> **PROBLEM REQUIREMENTS**: List the lines of this listing that hold the word "matplotlib".

> **SUPPLIED DATA**:
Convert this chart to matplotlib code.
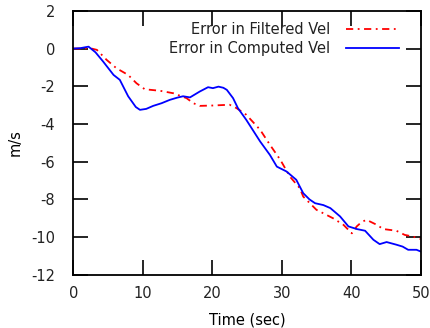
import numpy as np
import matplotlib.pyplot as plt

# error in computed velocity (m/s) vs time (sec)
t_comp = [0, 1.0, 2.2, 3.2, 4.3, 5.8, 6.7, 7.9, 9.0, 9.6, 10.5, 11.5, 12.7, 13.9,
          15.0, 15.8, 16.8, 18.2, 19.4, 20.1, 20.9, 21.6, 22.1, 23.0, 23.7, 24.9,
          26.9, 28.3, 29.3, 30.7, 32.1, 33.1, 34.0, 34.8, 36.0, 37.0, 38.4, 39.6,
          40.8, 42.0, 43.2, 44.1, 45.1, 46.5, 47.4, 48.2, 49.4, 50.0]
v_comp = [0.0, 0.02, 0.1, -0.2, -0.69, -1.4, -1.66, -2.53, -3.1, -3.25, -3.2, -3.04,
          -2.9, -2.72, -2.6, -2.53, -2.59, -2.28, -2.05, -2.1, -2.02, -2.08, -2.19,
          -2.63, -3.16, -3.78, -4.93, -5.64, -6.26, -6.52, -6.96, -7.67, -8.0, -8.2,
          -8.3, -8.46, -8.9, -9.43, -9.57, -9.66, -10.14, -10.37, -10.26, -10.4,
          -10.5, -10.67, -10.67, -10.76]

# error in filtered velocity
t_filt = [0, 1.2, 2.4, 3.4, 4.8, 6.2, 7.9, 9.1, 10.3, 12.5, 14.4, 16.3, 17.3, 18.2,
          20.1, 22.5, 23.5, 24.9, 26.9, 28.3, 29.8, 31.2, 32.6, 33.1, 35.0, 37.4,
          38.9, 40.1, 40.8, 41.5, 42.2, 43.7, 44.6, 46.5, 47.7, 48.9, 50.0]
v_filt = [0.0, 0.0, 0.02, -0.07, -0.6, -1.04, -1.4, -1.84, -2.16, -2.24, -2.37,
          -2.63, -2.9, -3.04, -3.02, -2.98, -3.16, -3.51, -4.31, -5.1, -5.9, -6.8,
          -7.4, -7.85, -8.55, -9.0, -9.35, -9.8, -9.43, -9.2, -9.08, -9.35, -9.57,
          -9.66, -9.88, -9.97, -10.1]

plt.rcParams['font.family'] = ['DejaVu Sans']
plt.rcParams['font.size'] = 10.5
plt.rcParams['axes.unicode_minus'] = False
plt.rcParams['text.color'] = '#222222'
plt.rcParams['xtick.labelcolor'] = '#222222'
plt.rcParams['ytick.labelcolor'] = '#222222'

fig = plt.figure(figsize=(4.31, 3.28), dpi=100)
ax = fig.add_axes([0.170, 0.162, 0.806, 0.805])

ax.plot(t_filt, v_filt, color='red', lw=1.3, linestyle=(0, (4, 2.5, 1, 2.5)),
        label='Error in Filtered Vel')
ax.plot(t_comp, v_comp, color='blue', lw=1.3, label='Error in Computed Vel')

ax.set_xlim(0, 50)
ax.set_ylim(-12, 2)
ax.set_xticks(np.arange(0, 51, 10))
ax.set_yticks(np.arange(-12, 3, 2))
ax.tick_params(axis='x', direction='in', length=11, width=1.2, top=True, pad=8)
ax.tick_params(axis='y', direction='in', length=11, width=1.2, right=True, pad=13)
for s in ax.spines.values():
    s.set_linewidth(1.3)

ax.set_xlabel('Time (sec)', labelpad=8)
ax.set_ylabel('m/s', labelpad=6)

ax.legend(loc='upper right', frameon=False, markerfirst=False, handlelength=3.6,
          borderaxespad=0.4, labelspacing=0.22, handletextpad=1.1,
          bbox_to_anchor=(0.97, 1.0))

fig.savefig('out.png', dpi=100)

> **SOLUTION FOR THIS PROBLEM**:
Convert this chart to matplotlib code.
import matplotlib.pyplot as plt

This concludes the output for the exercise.